Mother Bethel African Methodist Episcopal (AME) Church, the first African Methodist Episcopal Church in the nation, was founded in Philadelphia, Pennsylvania in 1794 by Richard Allen, a former slave. Allen founded Mother Bethel AME after the church he had been attending, St. George’s Methodist Episcopal Church (MEC) in Philadelphia, began segregating its parishioners by race.
The perceived need to segregate white and black parishioners at St. George had its roots, ironically, in the preaching of Richard Allen who had been an itinerant preacher and in 1786 began preaching a 5 a.m. sermon at St. George. Allen’s sermons proved so popular with black Philadelphians that St. George soon became overcrowded. As black attendance at the church increased, however, so too did race prejudice. When the ruling body at St. George decided that blacks should be segregated and seated in a newly constructed balcony, Allen and his followers decided it was time to leave and start a new church.
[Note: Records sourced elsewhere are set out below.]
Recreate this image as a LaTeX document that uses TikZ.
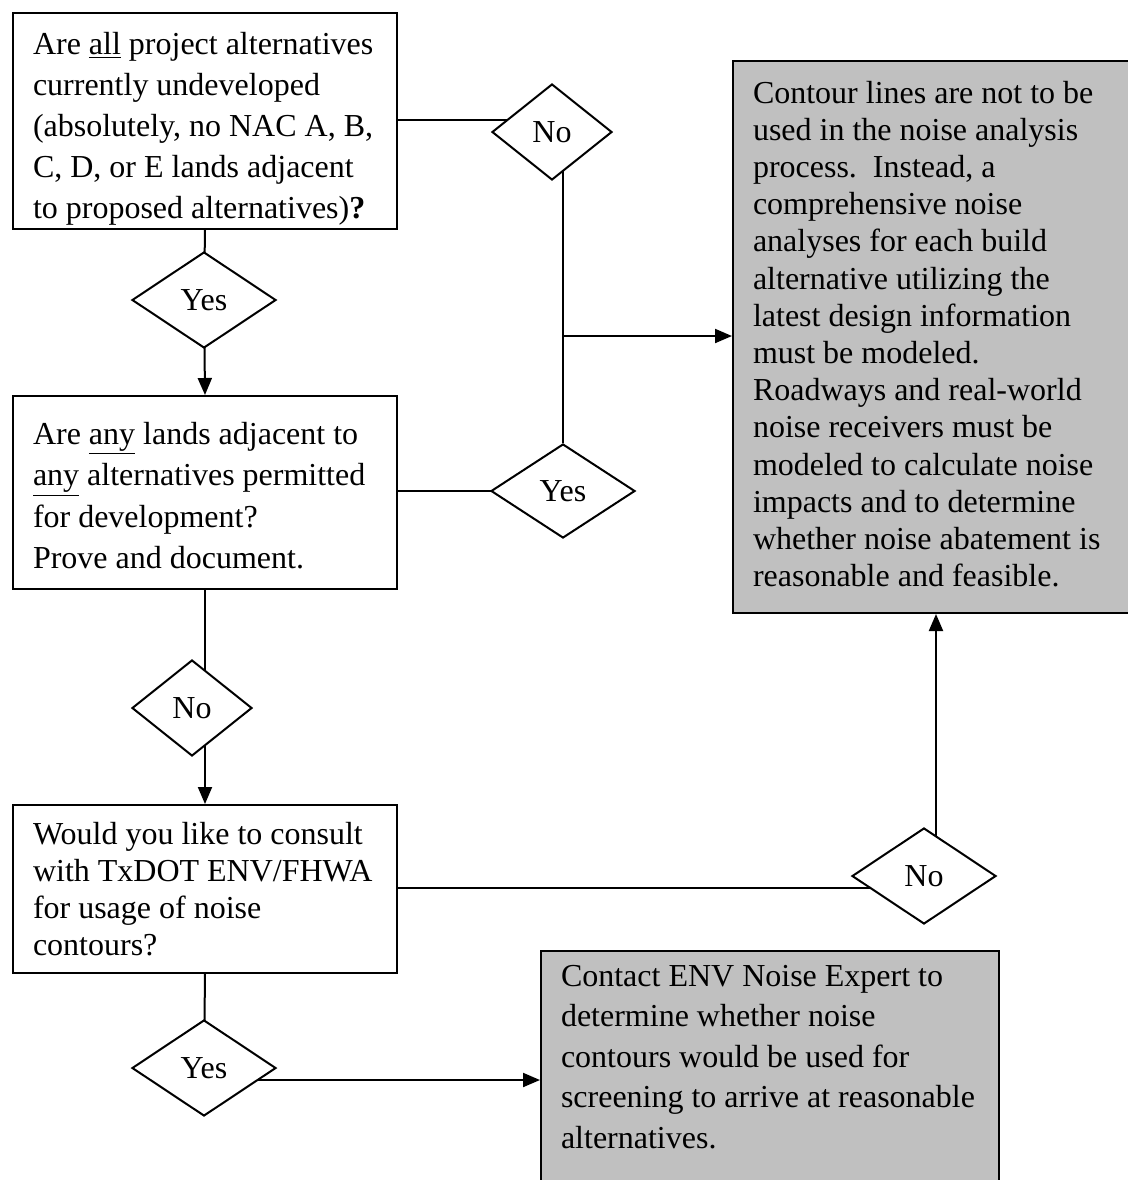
\documentclass[tikz,border=0pt]{standalone}
\usepackage{fontspec}
\setmainfont{Liberation Serif}
\usetikzlibrary{shapes.geometric,arrows.meta}
\pgfdeclarelayer{bg}
\pgfsetlayers{bg,main}
\definecolor{gbox}{HTML}{C0C0C0}
\newcommand\boxtxt[5]{\parbox[c][#2][t]{#1}{\fontsize{16pt}{#4}\selectfont\leftskip=10pt\rightskip=0pt plus 1fil\parfillskip=0pt plus 1fil\vspace*{#3}\rule{0pt}{12pt}#5\par}}
\tikzset{
  pbox/.style={draw, line width=1pt, inner sep=0pt, anchor=north west, fill=white},
  gpbox/.style={pbox, fill=gbox},
  dia/.style={diamond, draw, line width=1pt, fill=white, inner sep=0pt, font=\fontsize{16pt}{19pt}\selectfont},
  conn/.style={line width=1pt},
  arr/.style={line width=1pt, -{Triangle[length=8.5pt,width=7pt]}}
}
\begin{document}
\begin{tikzpicture}[x=0.5pt,y=-0.5pt]
\useasboundingbox (0,0) rectangle (1128,1180);
% boxes
\node[pbox] (b1) at (12,12) {\boxtxt{192pt}{108pt}{8.5pt}{20.5pt}{Are \underline{all} project alternatives\\
currently undeveloped\\
(absolutely, no NAC A, B,\\
C, D, or E lands adjacent\\
to proposed alternatives)\textbf{?}}};
\node[pbox] (b2) at (12,395) {\boxtxt{192pt}{96.5pt}{12pt}{20.8pt}{Are \underline{any} lands adjacent to\\
\underline{any} alternatives permitted\\
for development?\\
Prove and document.}};
\node[pbox] (b3) at (12,804) {\boxtxt{192pt}{84pt}{7.5pt}{18.65pt}{Would you like to consult\\
with TxDOT ENV/FHWA\\
for usage of noise\\
contours?}};
\node[gpbox] (r1) at (732,60) {\boxtxt{198pt}{276pt}{9pt}{18.6pt}{Contour lines are not to be\\
used in the noise analysis\\
process.\ \ Instead, a\\
comprehensive noise\\
analyses for each build\\
alternative utilizing the\\
latest design information\\
must be modeled.\\
Roadways and real-world\\
noise receivers must be\\
modeled to calculate noise\\
impacts and to determine\\
whether noise abatement is\\
reasonable and feasible.}};
\node[gpbox] (r2) at (540,950) {\boxtxt{229pt}{125pt}{5.5pt}{20.25pt}{Contact ENV Noise Expert to\\
determine whether noise\\
contours would be used for\\
screening to arrive at reasonable\\
alternatives.}};
% diamonds
\node[dia, minimum width=60pt, minimum height=48pt] (dNo1) at (552,132) {No};
\node[dia, minimum width=72pt, minimum height=48pt] (dYes1) at (204,300) {Yes};
\node[dia, minimum width=72pt, minimum height=47pt] (dYes2) at (563,491) {Yes};
\node[dia, minimum width=60pt, minimum height=48pt] (dNo2) at (192,708) {No};
\node[dia, minimum width=72pt, minimum height=48pt] (dNo3) at (924,876) {No};
\node[dia, minimum width=72pt, minimum height=48pt] (dYes3) at (204,1068) {Yes};
% helper coordinates
\coordinate (p1) at (552,120);
\coordinate (j1) at (563,336);
\coordinate (p3) at (924,888);
\coordinate (p4) at (936,876);
\coordinate (p5) at (204,1080);
\begin{pgfonlayer}{bg}
\draw[conn] (b1.east |- p1) -- (p1);
\draw[conn] (dNo1.center -| dYes2.north) -- (dYes2.north);
\draw[arr] (j1) -- (j1 -| r1.west);
\draw[conn] (b2.east |- dYes2.center) -- (dYes2.center);
\draw[conn] (b1.south) -- (dYes1.center);
\draw[arr] (dYes1.center) -- (b2.north);
\draw[conn] (b2.south) -- (b2.south |- dNo2.center);
\draw[arr] (b2.south |- dNo2.center) -- (b3.north);
\draw[conn] (b3.east |- p3) -- (p3);
\draw[arr] (p4) -- (p4 |- r1.south);
\draw[conn] (b3.south) -- (dYes3.center);
\draw[arr] (p5) -- (p5 -| r2.west);
\end{pgfonlayer}
\end{tikzpicture}
\end{document}
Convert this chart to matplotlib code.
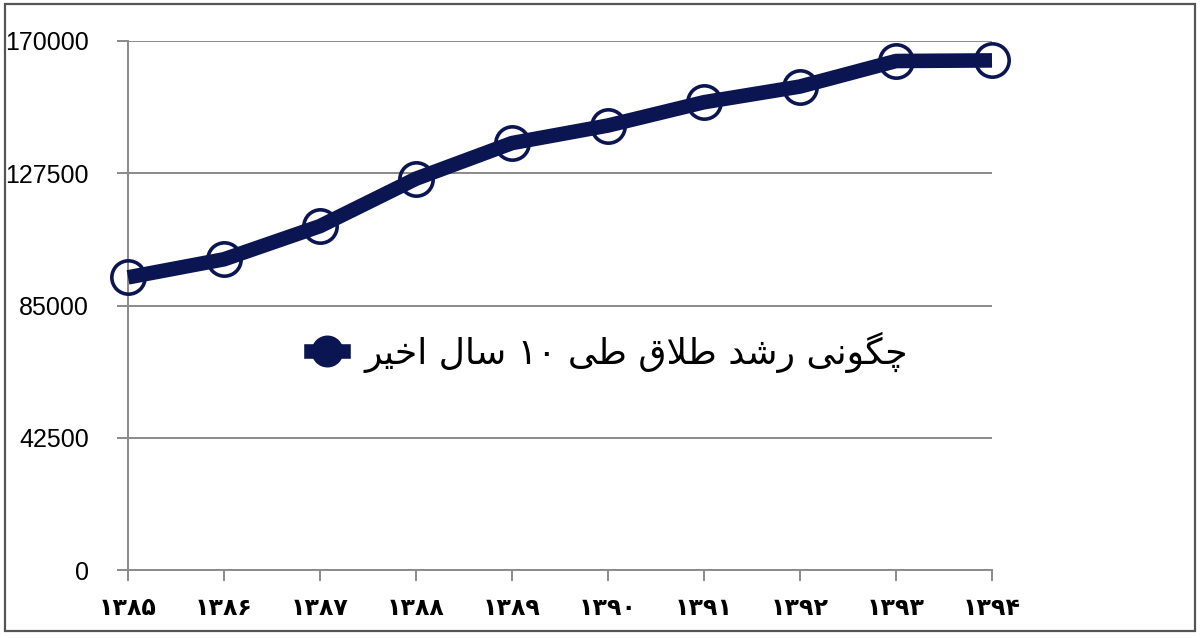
import matplotlib.pyplot as plt
from matplotlib.lines import Line2D
from matplotlib.patches import Rectangle

# -------------------------------
# Data
# -------------------------------
years = ['۱۳۸۵', '۱۳۸۶', '۱۳۸۷', '۱۳۸۸', '۱۳۸۹',
         '۱۳۹۰', '۱۳۹۱', '۱۳۹۲', '۱۳۹۳', '۱۳۹۴']
divorces = [94039, 99852, 110510, 125747, 137200,
            142841, 150324, 155369, 163569, 163765]
y_ticks = [0, 42500, 85000, 127500, 170000]

# series name, already shaped (presentation forms, visual order)
# logical text: چگونی رشد طلاق طی ۱۰ سال اخیر
series_name = ('\uFEAE\uFBFF\uFEA7\uFE8D \uFEDD\uFE8E\uFEB3 \u06F1\u06F0 '
               '\uFBFD\uFEC3 \uFED5\uFEFC\uFEC3 \uFEAA\uFEB7\uFEAD '
               '\uFBFD\uFEE7\uFEEE\uFB95\uFB7C')

navy = '#0b1552'
grid_gray = '#8a8a8a'

# -------------------------------
# Plot
# -------------------------------
fig = plt.figure(figsize=(12, 6.38), dpi=100)
ax = fig.add_axes([128/1200, 1 - 570/638, 864/1200, 529/638])

x = list(range(len(years)))
ax.plot(x, divorces, color=navy, linewidth=10.5, solid_capstyle='butt',
        marker='o', markersize=24, markerfacecolor='none',
        markeredgecolor=navy, markeredgewidth=2.6, clip_on=False, zorder=3)

ax.set_xlim(0, len(years) - 1)
ax.set_ylim(0, 170000)
ax.set_xticks(x)
ax.set_xticklabels(years, fontsize=17, fontweight='bold',
                   family=['DejaVu Sans'])
ax.set_yticks(y_ticks)
ax.set_yticklabels([str(v) for v in y_ticks], fontsize=18,
                   family=['Liberation Sans'])

ax.grid(axis='y', color=grid_gray, linewidth=1.4)
ax.set_axisbelow(True)
for side in ['top', 'right']:
    ax.spines[side].set_visible(False)
for side in ['left', 'bottom']:
    ax.spines[side].set_color(grid_gray)
    ax.spines[side].set_linewidth(1.4)
ax.tick_params(axis='x', length=8, width=1.4, color=grid_gray, pad=11)
ax.tick_params(axis='y', length=8, width=1.4, color=grid_gray, pad=20)

# legend in the middle of the chart
handle = Line2D([0], [0], color=navy, linewidth=10.5, marker='o',
                markersize=22, markerfacecolor=navy, markeredgecolor=navy)
fig.legend([handle], [series_name], loc='center',
           bbox_to_anchor=(0.508, 0.448), frameon=False, handlelength=0.9,
           handletextpad=0.6,
           prop={'family': ['DejaVu Sans'], 'size': 26})

# outer frame
fig.patches.append(Rectangle((5/1200, 1 - 631/638), 1190/1200, 627/638,
                             transform=fig.transFigure, fill=False,
                             edgecolor='#555555', linewidth=1.6))

plt.savefig('out.png', dpi=100)
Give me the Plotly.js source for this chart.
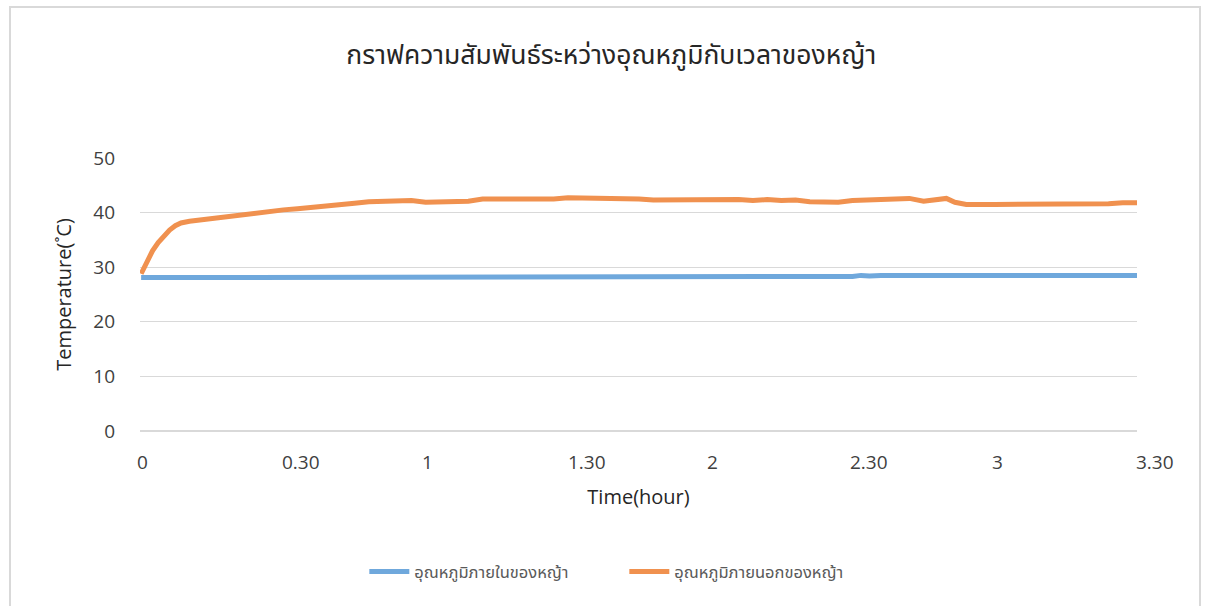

With financial assistance from individuals such as Dr. Benjamin Rush and President George Washington, Allen purchased a piece of land at 6th and Lombard streets in Philadelphia. He also bought an old blacksmith shop and moved it to the 6th and Lombard location. The Blacksmith Shop Meeting House, as the structure came to be called, was remodeled into a house of worship and dedicated on July 29, 1794. The pastor of St. George, the Reverend John Dickins, suggested that the new church should be called “Bethel” for the gathering of thousands of souls. The church still carries this name today.
Just one year after its founding, Bethel’s congregation numbered 121. Ten years later, in 1805, the congregation had grown to 457, and the church decided to expand. Two lots adjoining the original 6th and Lombard site were purchased and a new building was constructed to replace the original Blacksmith Shop Meeting House.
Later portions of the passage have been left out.